**EXERCISE OBJECTIVE:**
Return the listing below unchanged, minus its pictures.

:::::

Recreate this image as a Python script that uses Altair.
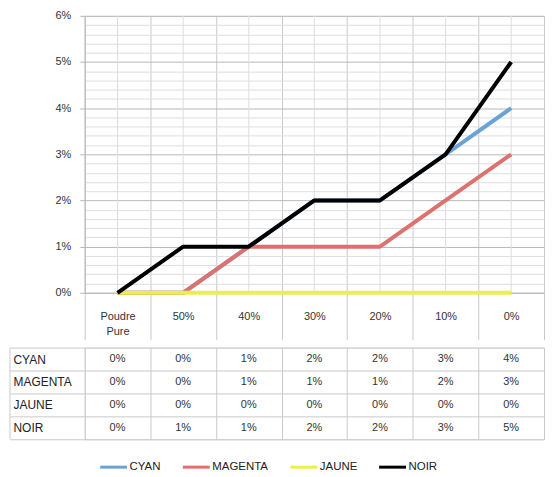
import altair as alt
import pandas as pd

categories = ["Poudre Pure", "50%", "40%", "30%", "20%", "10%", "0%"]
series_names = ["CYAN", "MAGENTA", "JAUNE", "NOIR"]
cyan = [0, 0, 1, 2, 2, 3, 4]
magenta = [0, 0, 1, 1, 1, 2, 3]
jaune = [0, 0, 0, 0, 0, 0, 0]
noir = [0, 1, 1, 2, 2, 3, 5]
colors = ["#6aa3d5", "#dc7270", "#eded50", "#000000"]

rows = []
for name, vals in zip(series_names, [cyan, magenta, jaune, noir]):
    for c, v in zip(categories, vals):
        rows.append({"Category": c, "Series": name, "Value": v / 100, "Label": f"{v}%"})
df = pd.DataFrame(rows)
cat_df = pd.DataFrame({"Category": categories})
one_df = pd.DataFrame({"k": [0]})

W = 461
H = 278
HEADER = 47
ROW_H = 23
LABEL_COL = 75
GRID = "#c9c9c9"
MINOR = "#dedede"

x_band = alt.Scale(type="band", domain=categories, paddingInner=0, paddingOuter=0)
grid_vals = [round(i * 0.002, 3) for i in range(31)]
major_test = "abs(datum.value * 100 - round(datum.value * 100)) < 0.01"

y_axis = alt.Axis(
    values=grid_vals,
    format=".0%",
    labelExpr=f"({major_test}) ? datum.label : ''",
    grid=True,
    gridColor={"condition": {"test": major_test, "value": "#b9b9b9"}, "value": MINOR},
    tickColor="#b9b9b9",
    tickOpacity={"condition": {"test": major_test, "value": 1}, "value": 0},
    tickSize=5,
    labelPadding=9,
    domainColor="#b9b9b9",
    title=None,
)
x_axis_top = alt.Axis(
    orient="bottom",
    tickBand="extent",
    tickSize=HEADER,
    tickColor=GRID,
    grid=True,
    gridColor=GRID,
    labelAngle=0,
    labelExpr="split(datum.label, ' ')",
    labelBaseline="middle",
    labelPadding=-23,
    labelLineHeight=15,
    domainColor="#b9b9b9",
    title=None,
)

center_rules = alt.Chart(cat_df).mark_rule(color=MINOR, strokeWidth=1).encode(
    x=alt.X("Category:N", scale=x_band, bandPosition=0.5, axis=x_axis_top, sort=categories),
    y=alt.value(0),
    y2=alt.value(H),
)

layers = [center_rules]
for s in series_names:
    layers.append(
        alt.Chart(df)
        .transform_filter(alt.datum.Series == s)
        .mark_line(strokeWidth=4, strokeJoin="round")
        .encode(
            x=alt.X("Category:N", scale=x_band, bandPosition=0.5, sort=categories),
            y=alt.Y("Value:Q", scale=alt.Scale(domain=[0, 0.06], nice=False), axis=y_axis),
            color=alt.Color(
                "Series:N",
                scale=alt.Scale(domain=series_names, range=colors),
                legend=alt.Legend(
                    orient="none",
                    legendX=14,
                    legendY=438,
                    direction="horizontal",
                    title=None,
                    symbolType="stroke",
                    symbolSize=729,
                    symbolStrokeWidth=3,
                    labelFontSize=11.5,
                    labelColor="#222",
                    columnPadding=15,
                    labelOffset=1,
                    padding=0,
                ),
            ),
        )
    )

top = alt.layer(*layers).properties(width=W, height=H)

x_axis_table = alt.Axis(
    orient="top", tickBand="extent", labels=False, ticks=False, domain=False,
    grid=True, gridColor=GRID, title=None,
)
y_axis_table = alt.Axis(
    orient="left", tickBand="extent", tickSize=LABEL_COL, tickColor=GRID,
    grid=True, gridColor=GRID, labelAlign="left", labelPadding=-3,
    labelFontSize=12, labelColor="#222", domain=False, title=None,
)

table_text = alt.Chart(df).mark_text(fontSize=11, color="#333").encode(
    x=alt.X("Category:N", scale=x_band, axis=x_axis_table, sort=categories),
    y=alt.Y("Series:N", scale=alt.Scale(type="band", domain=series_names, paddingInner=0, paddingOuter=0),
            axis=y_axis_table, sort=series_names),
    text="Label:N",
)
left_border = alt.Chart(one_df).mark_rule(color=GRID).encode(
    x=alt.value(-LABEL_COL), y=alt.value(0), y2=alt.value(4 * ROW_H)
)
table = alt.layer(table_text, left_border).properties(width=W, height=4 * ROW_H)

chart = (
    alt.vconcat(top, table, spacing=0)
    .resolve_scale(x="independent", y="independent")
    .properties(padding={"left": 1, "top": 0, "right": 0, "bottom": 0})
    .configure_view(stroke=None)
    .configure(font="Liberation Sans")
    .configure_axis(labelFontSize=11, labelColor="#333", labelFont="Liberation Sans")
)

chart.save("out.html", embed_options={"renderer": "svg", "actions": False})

:::::

**TASK RESPONSE:**
Recreate this image as a Python script that uses Altair.
import altair as alt
import pandas as pd

categories = ["Poudre Pure", "50%", "40%", "30%", "20%", "10%", "0%"]
series_names = ["CYAN", "MAGENTA", "JAUNE", "NOIR"]
cyan = [0, 0, 1, 2, 2, 3, 4]
magenta = [0, 0, 1, 1, 1, 2, 3]
jaune = [0, 0, 0, 0, 0, 0, 0]
noir = [0, 1, 1, 2, 2, 3, 5]
colors = ["#6aa3d5", "#dc7270", "#eded50", "#000000"]

rows = []
for name, vals in zip(series_names, [cyan, magenta, jaune, noir]):
    for c, v in zip(categories, vals):
        rows.append({"Category": c, "Series": name, "Value": v / 100, "Label": f"{v}%"})
df = pd.DataFrame(rows)
cat_df = pd.DataFrame({"Category": categories})
one_df = pd.DataFrame({"k": [0]})

W = 461
H = 278
HEADER = 47
ROW_H = 23
LABEL_COL = 75
GRID = "#c9c9c9"
MINOR = "#dedede"

x_band = alt.Scale(type="band", domain=categories, paddingInner=0, paddingOuter=0)
grid_vals = [round(i * 0.002, 3) for i in range(31)]
major_test = "abs(datum.value * 100 - round(datum.value * 100)) < 0.01"

y_axis = alt.Axis(
    values=grid_vals,
    format=".0%",
    labelExpr=f"({major_test}) ? datum.label : ''",
    grid=True,
    gridColor={"condition": {"test": major_test, "value": "#b9b9b9"}, "value": MINOR},
    tickColor="#b9b9b9",
    tickOpacity={"condition": {"test": major_test, "value": 1}, "value": 0},
    tickSize=5,
    labelPadding=9,
    domainColor="#b9b9b9",
    title=None,
)
x_axis_top = alt.Axis(
    orient="bottom",
    tickBand="extent",
    tickSize=HEADER,
    tickColor=GRID,
    grid=True,
    gridColor=GRID,
    labelAngle=0,
    labelExpr="split(datum.label, ' ')",
    labelBaseline="middle",
    labelPadding=-23,
    labelLineHeight=15,
    domainColor="#b9b9b9",
    title=None,
)

center_rules = alt.Chart(cat_df).mark_rule(color=MINOR, strokeWidth=1).encode(
    x=alt.X("Category:N", scale=x_band, bandPosition=0.5, axis=x_axis_top, sort=categories),
    y=alt.value(0),
    y2=alt.value(H),
)

layers = [center_rules]
for s in series_names:
    layers.append(
        alt.Chart(df)
        .transform_filter(alt.datum.Series == s)
        .mark_line(strokeWidth=4, strokeJoin="round")
        .encode(
            x=alt.X("Category:N", scale=x_band, bandPosition=0.5, sort=categories),
            y=alt.Y("Value:Q", scale=alt.Scale(domain=[0, 0.06], nice=False), axis=y_axis),
            color=alt.Color(
                "Series:N",
                scale=alt.Scale(domain=series_names, range=colors),
                legend=alt.Legend(
                    orient="none",
                    legendX=14,
                    legendY=438,
                    direction="horizontal",
                    title=None,
                    symbolType="stroke",
                    symbolSize=729,
                    symbolStrokeWidth=3,
                    labelFontSize=11.5,
                    labelColor="#222",
                    columnPadding=15,
                    labelOffset=1,
                    padding=0,
                ),
            ),
        )
    )

top = alt.layer(*layers).properties(width=W, height=H)

x_axis_table = alt.Axis(
    orient="top", tickBand="extent", labels=False, ticks=False, domain=False,
    grid=True, gridColor=GRID, title=None,
)
y_axis_table = alt.Axis(
    orient="left", tickBand="extent", tickSize=LABEL_COL, tickColor=GRID,
    grid=True, gridColor=GRID, labelAlign="left", labelPadding=-3,
    labelFontSize=12, labelColor="#222", domain=False, title=None,
)

table_text = alt.Chart(df).mark_text(fontSize=11, color="#333").encode(
    x=alt.X("Category:N", scale=x_band, axis=x_axis_table, sort=categories),
    y=alt.Y("Series:N", scale=alt.Scale(type="band", domain=series_names, paddingInner=0, paddingOuter=0),
            axis=y_axis_table, sort=series_names),
    text="Label:N",
)
left_border = alt.Chart(one_df).mark_rule(color=GRID).encode(
    x=alt.value(-LABEL_COL), y=alt.value(0), y2=alt.value(4 * ROW_H)
)
table = alt.layer(table_text, left_border).properties(width=W, height=4 * ROW_H)

chart = (
    alt.vconcat(top, table, spacing=0)
    .resolve_scale(x="independent", y="independent")
    .properties(padding={"left": 1, "top": 0, "right": 0, "bottom": 0})
    .configure_view(stroke=None)
    .configure(font="Liberation Sans")
    .configure_axis(labelFontSize=11, labelColor="#333", labelFont="Liberation Sans")
)

chart.save("out.html", embed_options={"renderer": "svg", "actions": False})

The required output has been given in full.